Speaking at the annual Mercer Pension Outlook and Fearless Forecast on Tuesday, Malcolm Hamilton commented that the 1990s represented “the last happy time for pension plans in Canada,” because real interest rates stayed above 4% for the decade.

By contrast, said Hamilton, a partner with the company, “What the lower interest rates today mean is that we’re in a world where safe, guaranteed, reliable, inflation-protected pensions—which is what, frankly, people need and look for in retirement plans—cost twice what they did 15 years ago.”

Hamilton said Ben Bernanke, chair of the U.S. Federal Reserve and one of the world’s foremost experts on the causes and mistakes that led to the Great Depression, was instrumental in implementing policies that helped ensure the 2008 economic crisis didn’t lead to a repeat of the Great Depression.
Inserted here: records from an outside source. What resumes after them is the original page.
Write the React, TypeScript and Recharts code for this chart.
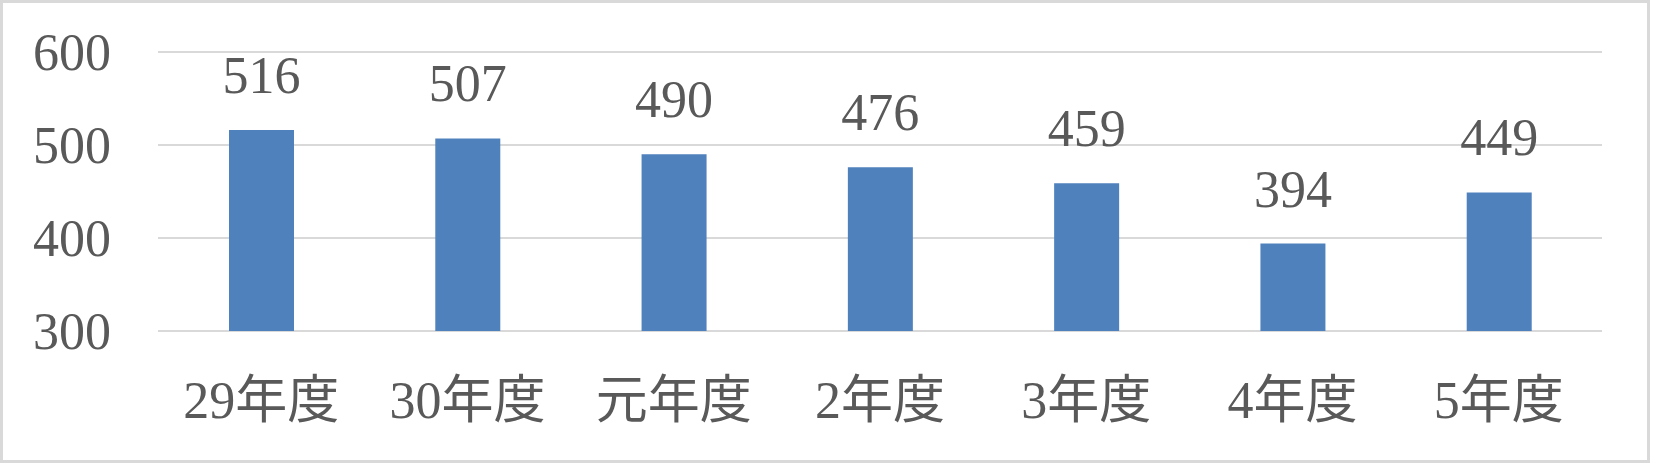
import React from 'react';
import { BarChart, Bar, XAxis, YAxis, CartesianGrid, LabelList } from 'recharts';

const categories = ['29年度', '30年度', '元年度', '2年度', '3年度', '4年度', '5年度'];
const counts = [516, 507, 490, 476, 459, 394, 449];
const yTicks = [300, 400, 500, 600];

const data = categories.map((name, i) => ({ name, value: counts[i] }));

const FONT = '"Liberation Serif", "Noto Sans CJK JP", serif';
const TEXT = '#595959';

export default function App() {
  return (
    <div style={{ position: 'absolute', left: 0, top: 0, width: 1653, height: 464, background: '#fff' }}>
      <BarChart
        width={1653}
        height={464}
        data={data}
        margin={{ top: 52, right: 51, bottom: 0, left: 0 }}
      >
        <CartesianGrid horizontal vertical={false} stroke="#d9d9d9" strokeWidth={2} />
        <XAxis
          dataKey="name"
          axisLine={false}
          tickLine={false}
          tickSize={0}
          tickMargin={50}
          height={133}
          interval={0}
          tick={{ fontSize: 52, fill: TEXT, fontFamily: FONT }}
        />
        <YAxis
          domain={[300, 600]}
          ticks={yTicks}
          axisLine={false}
          tickLine={false}
          tickSize={0}
          tickMargin={47}
          width={158}
          tick={{ fontSize: 52, fill: TEXT, fontFamily: FONT }}
        />
        <Bar dataKey="value" fill="#4f81bd" barSize={65} isAnimationActive={false}>
          <LabelList
            dataKey="value"
            position="top"
            offset={37}
            style={{ fontSize: 52, fill: TEXT, fontFamily: FONT }}
          />
        </Bar>
      </BarChart>
      <div
        style={{
          position: 'absolute',
          left: 0,
          top: 0,
          width: 1650,
          height: 463,
          boxSizing: 'border-box',
          border: '3px solid #d9d9d9',
          pointerEvents: 'none',
        }}
      />
    </div>
  );
}
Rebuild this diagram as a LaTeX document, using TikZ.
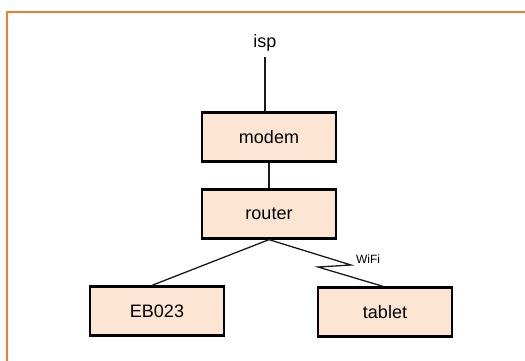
\documentclass[tikz,border=0pt]{standalone}
\usepackage{fontspec}
\setmainfont{Liberation Sans}
\usepackage{tikz}
\definecolor{frameorange}{HTML}{EF7F2E}
\definecolor{boxpeach}{HTML}{FCE5D3}
\definecolor{darkgray}{HTML}{1A1A1A}

\begin{document}
\begin{tikzpicture}[x=1pt,y=-1pt,
  netbox/.style={draw=black,fill=boxpeach,line width=2.3pt,minimum width=134pt,
    minimum height=49pt,inner sep=0pt,font=\fontsize{18}{20}\selectfont},
  link/.style={darkgray,line width=1.3pt}]
  \useasboundingbox (0,0) rectangle (525,361);
  \draw[frameorange,line width=2.6pt] (7,361) -- (7,12) -- (525,12);
  \node[font=\fontsize{18}{20}\selectfont] (isp) at (265,43) {isp};
  \node[netbox] (modem) at (269,137) {modem};
  \node[netbox] (router) at (269,214) {router};
  \node[netbox] (eb) at (157,311) {EB023};
  \node[netbox] (tablet) at (385,312) {tablet};
  \coordinate (wa) at (351,265);
  \coordinate (wb) at (318,267);
  \draw[link] (265,57) -- (modem.north -| 265,0);
  \draw[link] (modem) -- (router);
  \draw[link] (router.south) -- (eb.north -| 152,0);
  \draw[link] (router.south) -- (wa) -- (wb) -- (tablet.north -| 383,0);
  \node[font=\fontsize{12}{14}\selectfont] (wifi) at (368,259) {WiFi};
\end{tikzpicture}
\end{document}
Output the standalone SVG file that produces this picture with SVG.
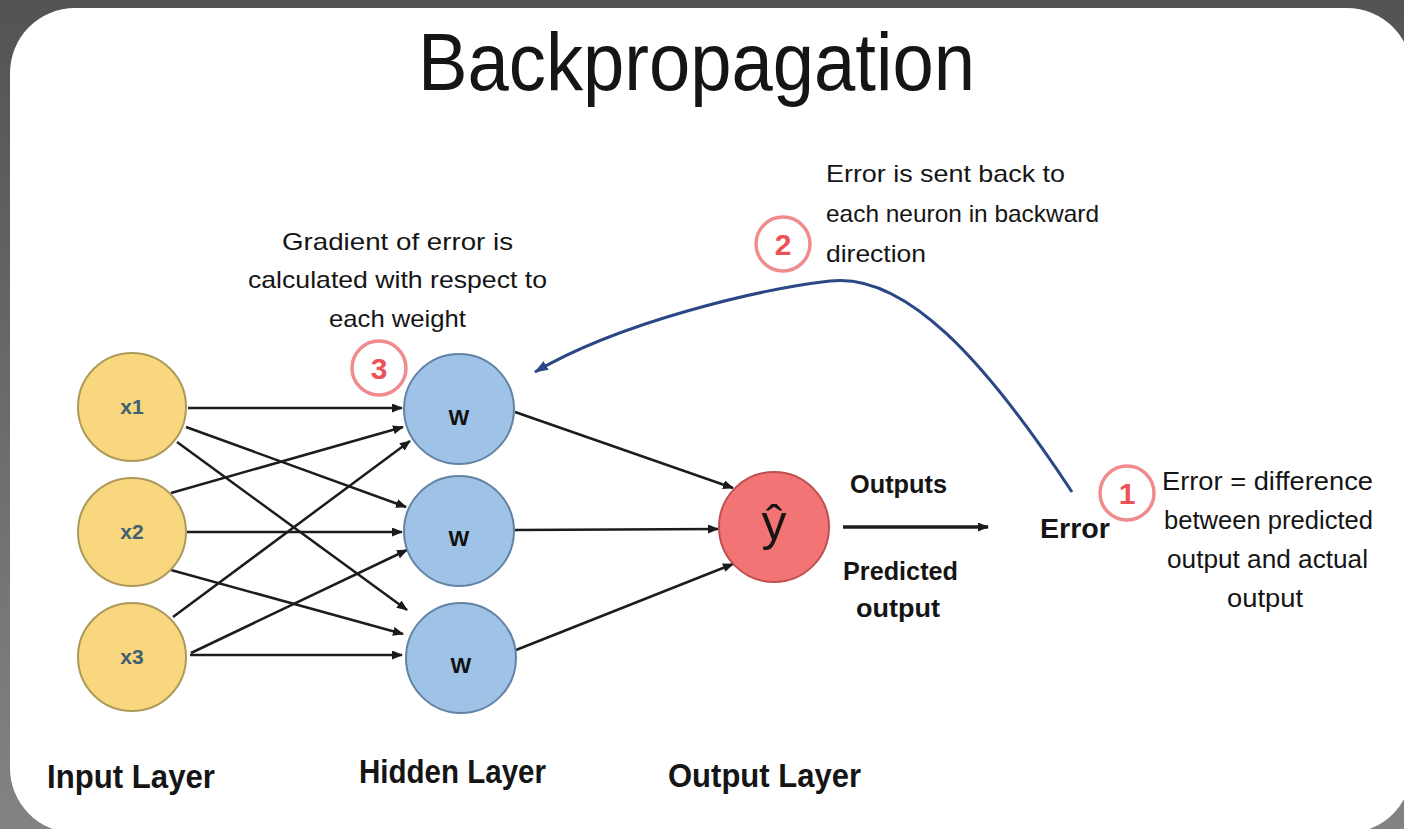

But, said Hamilton, the world is now mired in what he described as “a barely contained depression”—an unprecedented economic event where historical actuarial and economic modeling can’t predict an end date or a way out.

Hamilton said that interest rates are likely to remain low for an extended period of time, leading to prolonged economic uncertainty across the globe. It’s not clear on when the current economic environment will improve, or what the world will look like when it does.

“What this means is that pension plans are suddenly doing something that is dangerous and expensive—promising lifetime, secure, adequate incomes. It’s a wonderful thing for plan members to have, but it’s a terrible thing for plan sponsors to have to deliver,” he said.

Hamilton commented that pension plans need to be prepared for this long period of uncertainty by ensuring they are designed and run in a sustainable manner—by getting through the rough years rather than just focusing on building for what he called “the mystical, actuarial long term,” where economic conditions are ideal and markets do well.

“We should be doing way more stress testing of pensions than most of us do,” said Hamilton. “And we should always be asking, If we get 20 lean years, can the system survive and prosper? Surviving lean years doesn’t mean that members prosper; it means the plan survives.”